Details
-
Improvement
-
Status: Closed
-
Major
-
Resolution: Fixed
-
2.0-incubating
-
None
-
Any
Description
When an input table with a PARTITION BY is specified in a TMUDF, the Trafodion optimizer ensures that the input rows are sorted on (a permutation of) the PARTITION BY columns, so that each parallel TMUDF instance sees the input rows of such a logical partition in contiguous rows. This way the TMUDF can process each group separately.
This is usually a good way to process the data, except when we are dealing with a large input table and a TMUDF that highly reduces the input data. In that case it may be better to maintain a hash table of groups in the TMUDF and to avoid the costly sort of the input table.
My proposal is to add a new function type to UDRInvocationInfo.FunctionType, called REDUCER_NC (for Non-Contiguous). Setting the function type to this new type would indicate to the optimizer not to request a sort order on the partitioning columns.
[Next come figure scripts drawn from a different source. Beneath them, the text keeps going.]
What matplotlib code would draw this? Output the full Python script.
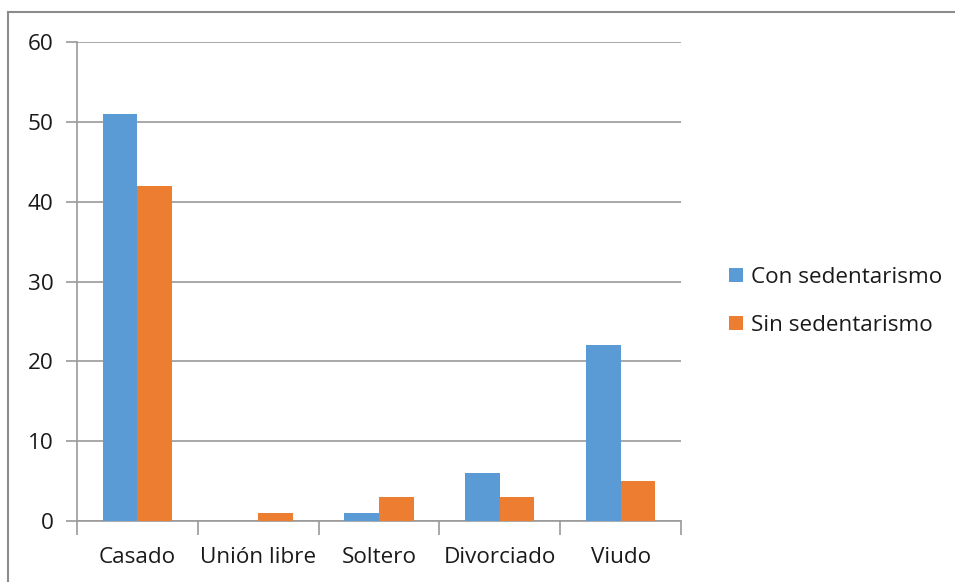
import matplotlib.pyplot as plt
import numpy as np
from matplotlib.lines import Line2D

categories = ["Casado", "Unión libre", "Soltero", "Divorciado", "Viudo"]
con_sedentarismo = [51, 0, 1, 6, 22]
sin_sedentarismo = [42, 1, 3, 3, 5]
series_names = ["Con sedentarismo", "Sin sedentarismo"]
yticks = [0, 10, 20, 30, 40, 50, 60]

blue = "#5B9BD5"
orange = "#ED7D31"
grid = "#9A9A9A"
text = "#1A1A1A"
fs = 16.2

plt.rcParams["font.family"] = ["Open Sans", "DejaVu Sans"]

fig = plt.figure(figsize=(9.55, 5.82), dpi=100)
ax = fig.add_axes([77 / 955, 1 - 521 / 582, (681 - 77) / 955, (521 - 42) / 582])

x = np.arange(len(categories))
w = 1 / 3.5
ax.bar(x - w / 2, con_sedentarismo, w, color=blue, label=series_names[0], zorder=3)
ax.bar(x + w / 2, sin_sedentarismo, w, color=orange, label=series_names[1], zorder=3)

ax.set_xlim(-0.5, len(categories) - 0.5)
ax.set_ylim(0, 60)
ax.set_yticks(yticks)
ax.yaxis.grid(True, color=grid, linewidth=1.2, zorder=0)

ax.set_xticks(x)
ax.set_xticklabels(categories)
ax.set_xticks(np.arange(len(categories) + 1) - 0.5, minor=True)
ax.tick_params(axis="x", which="major", length=0, pad=19, labelsize=fs, labelcolor=text)
ax.tick_params(axis="x", which="minor", length=10, width=1.2, color=grid)
ax.tick_params(axis="y", length=8, width=1.2, color=grid, pad=9, labelsize=fs, labelcolor=text)

for side in ["top", "right"]:
    ax.spines[side].set_visible(False)
for side in ["left", "bottom"]:
    ax.spines[side].set_color(grid)
    ax.spines[side].set_linewidth(1.2)

leg = fig.legend(loc="upper left", bbox_to_anchor=(720 / 955, 1 - 258 / 582),
                 frameon=False, fontsize=fs, handlelength=0.62, handleheight=0.62,
                 handletextpad=0.35, labelspacing=1.2, borderaxespad=0)
for t in leg.get_texts():
    t.set_color(text)

# chart area outline
fig.add_artist(Line2D([8 / 955, 1], [1 - 12 / 582] * 2, color="#8C8C8C", linewidth=1.5))
fig.add_artist(Line2D([8 / 955] * 2, [0, 1 - 12 / 582], color="#8C8C8C", linewidth=1.5))

fig.savefig("out.png", dpi=100)
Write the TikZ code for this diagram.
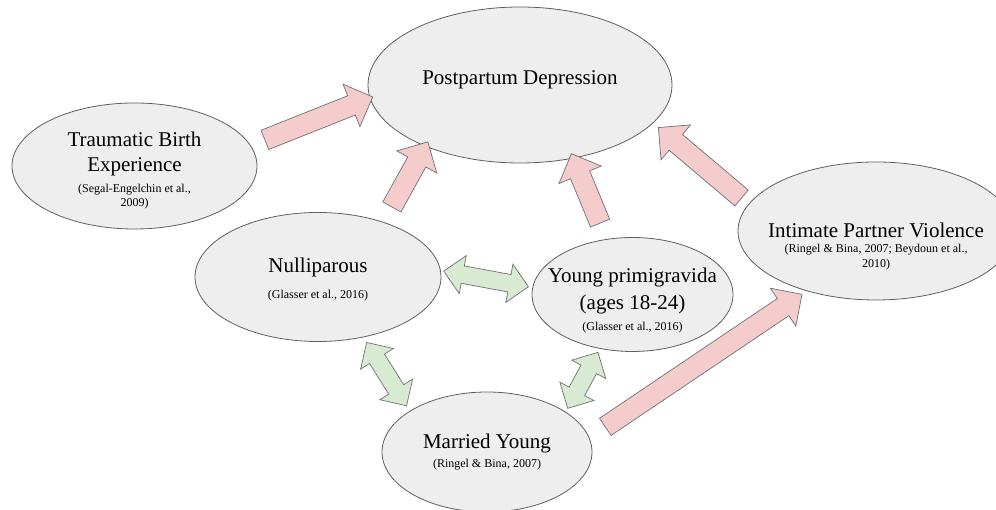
\documentclass[tikz,border=0pt]{standalone}
\usepackage{fontspec}
\setmainfont{Liberation Serif}
\usepackage{tikz}
\usetikzlibrary{positioning, shapes.geometric, shapes.arrows, calc}
\usepackage{xcolor}
\definecolor{bubblefill}{HTML}{EEEEEE}
\definecolor{bubbleline}{HTML}{5F5F5F}
\definecolor{pinkfill}{HTML}{F4CCCC}
\definecolor{greenfill}{HTML}{D9EAD3}
\definecolor{arrowline}{HTML}{707070}
\newcommand\refsize{\fontsize{12}{14}\selectfont}
\newcommand\linkarrow[5]{%
  \path let \p1=($(#2)!#4!(#3)$), \p2=($(#3)!#5!(#2)$),
    \n1={atan2(\y2-\y1,\x2-\x1)}, \n2={veclen(\x2-\x1,\y2-\y1)} in
    node[#1, rotate=\n1, minimum height=\n2] at ($(\p1)!0.5!(\p2)$) {};}

\begin{document}
\begin{tikzpicture}[x=1pt, y=1pt, bubble/.style={ellipse, draw=bubbleline, fill=bubblefill, line width=0.8pt, inner sep=0pt}, title/.style={align=center, inner sep=0pt, font=\fontsize{21}{25}\selectfont}, pinkarrow/.style={single arrow, draw=arrowline, fill=pinkfill, line width=0.7pt, inner xsep=0pt, inner ysep=10pt, single arrow head extend=12.5pt, single arrow tip angle=90}, greenarrow/.style={double arrow, draw=arrowline, fill=greenfill, line width=0.7pt, inner xsep=0pt, inner ysep=8.5pt, double arrow head extend=10.5pt, double arrow tip angle=90}]
\useasboundingbox (0,0) rectangle (996,510);
\node[bubble, minimum width=304pt, minimum height=156pt] (ppd) at (520,425) {};
\node[bubble, minimum width=245pt, minimum height=126pt] (tbe) at (134.5,344) {};
\node[bubble, minimum width=246pt, minimum height=129pt] (nul) at (318,233) {};
\node[bubble, minimum width=201pt, minimum height=114pt] (ypg) at (632.5,215.5) {};
\node[bubble, minimum width=276pt, minimum height=138pt] (ipv) at (876,279) {};
\node[bubble, minimum width=210pt, minimum height=120pt] (mar) at (487,58) {};
\node[title] (ppd-t) at ([yshift=5pt]ppd.center) {Postpartum Depression};
\node[title] (tbe-t) at ([yshift=-5pt]tbe.center) {Traumatic Birth\\Experience\\[-4pt]{\refsize (Segal-Engelchin et al.,}\\[-11pt]{\refsize 2009)}};
\node[title] (nul-t) at ([yshift=-2.5pt]nul.center) {Nulliparous\\{\refsize (Glasser et al., 2016)}};
\node[title] (ypg-t) at ([yshift=-6pt]ypg.center) {Young primigravida\\[2pt](ages 18-24)\\[-5pt]{\refsize (Glasser et al., 2016)}};
\node[title] (ipv-t) at ([yshift=-15pt]ipv.center) {Intimate Partner Violence\\[-9pt]{\refsize (Ringel \& Bina, 2007; Beydoun et al.,}\\[-11pt]{\refsize 2010)}};
\node[title] (mar-t) at (mar.center) {Married Young\\[-6pt]{\refsize (Ringel \& Bina, 2007)}};
\linkarrow{pinkarrow}{tbe.10}{ppd.185}{10pt}{2pt}
\linkarrow{pinkarrow}{nul.40}{ppd.213}{12pt}{0pt}
\linkarrow{pinkarrow}{ypg.115}{ppd.306}{12pt}{0pt}
\linkarrow{pinkarrow}{ipv.168}{ppd.344}{4pt}{12pt}
\linkarrow{pinkarrow}{mar.8}{ipv.221}{14pt}{11pt}
\linkarrow{greenarrow}{nul.3}{ypg.176}{3pt}{4pt}
\linkarrow{greenarrow}{nul.307}{mar.152}{6pt}{6pt}
\linkarrow{greenarrow}{ypg.239}{mar.27}{4pt}{4pt}
\end{tikzpicture}
\end{document}
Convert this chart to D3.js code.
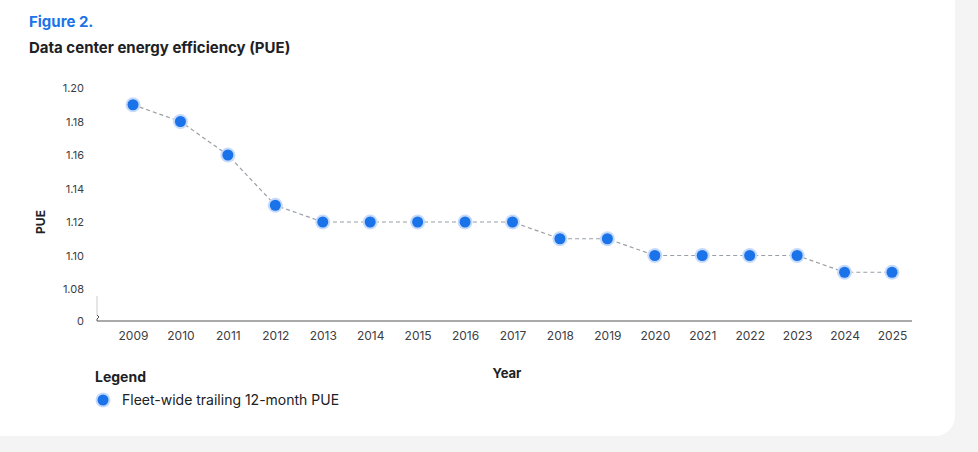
<!DOCTYPE html>
<html lang="en">
<head>
<meta charset="UTF-8">
<title>Data center energy efficiency (PUE)</title>
<script src="https://d3js.org/d3.v7.min.js"></script>
<style>
    body { margin: 0; background: #f4f4f5; font-family: Inter, Roboto, "Noto Sans", sans-serif; }
</style>
</head>
<body>
<script>
    const years = ["2009", "2010", "2011", "2012", "2013", "2014", "2015", "2016", "2017",
        "2018", "2019", "2020", "2021", "2022", "2023", "2024", "2025"]
    const pue = [1.19, 1.18, 1.16, 1.13, 1.12, 1.12, 1.12, 1.12, 1.12,
        1.11, 1.11, 1.10, 1.10, 1.10, 1.10, 1.09, 1.09]
    const yTicks = [1.08, 1.10, 1.12, 1.14, 1.16, 1.18, 1.20]

    const W = 978, H = 452
    const svg = d3.select("body").append("svg").attr("width", W).attr("height", H)

    svg.append("rect").attr("x", -20).attr("y", -20).attr("width", 975).attr("height", 456)
        .attr("rx", 20).attr("fill", "#fff")

    svg.append("text").attr("x", 29).attr("y", 27).attr("fill", "#1a73e8")
        .attr("font-size", 15).attr("font-weight", 700).text("Figure 2.")
    svg.append("text").attr("x", 29).attr("y", 53).attr("fill", "#202124")
        .attr("font-size", 15).attr("font-weight", 700).text("Data center energy efficiency (PUE)")

    const x = d3.scalePoint().domain(years).range([133, 892])
    const y = d3.scaleLinear().domain([1.08, 1.20]).range([289, 88])
    const axisY = 321

    svg.selectAll(".yt").data(yTicks).enter().append("text")
        .attr("x", 84).attr("y", d => y(d) + 4).attr("text-anchor", "end")
        .attr("font-size", 11).attr("fill", "#3c4043").text(d => d.toFixed(2))
    svg.append("text").attr("x", 84).attr("y", axisY + 4).attr("text-anchor", "end")
        .attr("font-size", 11).attr("fill", "#3c4043").text("0")

    // axis with break
    svg.append("path").attr("fill", "none").attr("stroke", "#ccc")
        .attr("d", `M97,296 L97,315`)
    svg.append("path").attr("fill", "none").attr("stroke", "#555").attr("stroke-width", 1)
        .attr("d", `M97,315 l2,2 l-2,2 L97,${axisY} L912,${axisY}`)

    const xAxis = svg.append("g").attr("transform", `translate(0,${axisY})`)
        .call(d3.axisBottom(x).tickSize(0).tickPadding(10))
    xAxis.select(".domain").remove()
    xAxis.selectAll("text").attr("font-size", 12).attr("fill", "#3c4043")
        .attr("font-family", "Inter, Roboto, sans-serif")

    svg.append("text").attr("transform", "translate(45,222) rotate(-90)")
        .attr("text-anchor", "middle").attr("font-size", 12).attr("font-weight", 700)
        .attr("fill", "#202124").text("PUE")
    svg.append("text").attr("x", 507).attr("y", 378).attr("text-anchor", "middle")
        .attr("font-size", 13).attr("font-weight", 700).attr("fill", "#202124").text("Year")

    const line = d3.line().x((d, i) => x(years[i])).y(d => y(d))
    svg.append("path").datum(pue).attr("fill", "none").attr("stroke", "#9aa0a6")
        .attr("stroke-width", 1.2).attr("stroke-dasharray", "4,3").attr("d", line)

    const dots = svg.selectAll(".dot").data(pue).enter().append("g")
        .attr("transform", (d, i) => `translate(${x(years[i])},${y(d)})`)
    dots.append("circle").attr("r", 7.5).attr("fill", "#c6dafc")
    dots.append("circle").attr("r", 5.5).attr("fill", "#1a73e8")

    svg.append("text").attr("x", 95).attr("y", 382).attr("font-size", 14)
        .attr("font-weight", 700).attr("fill", "#202124").text("Legend")
    svg.append("circle").attr("cx", 103).attr("cy", 400).attr("r", 7.5).attr("fill", "#c6dafc")
    svg.append("circle").attr("cx", 103).attr("cy", 400).attr("r", 5.5).attr("fill", "#1a73e8")
    svg.append("text").attr("x", 122).attr("y", 405).attr("font-size", 14)
        .attr("fill", "#202124").text("Fleet-wide trailing 12-month PUE")
</script>
</body>
</html>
The table below shows how the function type and PARTITION BY and ORDER BY clauses would determine the effective sort order produced by the optimizer:
Function type | PARTITION BY | ORDER BY | Data is sorted by |
---|---|---|---|
REDUCER (existing) | a,b | c,d | a,b,c,d |
REDUCER (existing) | a,b | <empty> | a,b |
REDUCER_NC (proposed) | a,b | c,d | c,d |
REDUCER_NC (proposed) | a,b | <empty> | <no sort> |
In all other aspects, REDUCER and REDUCER_NC function types would behave the same.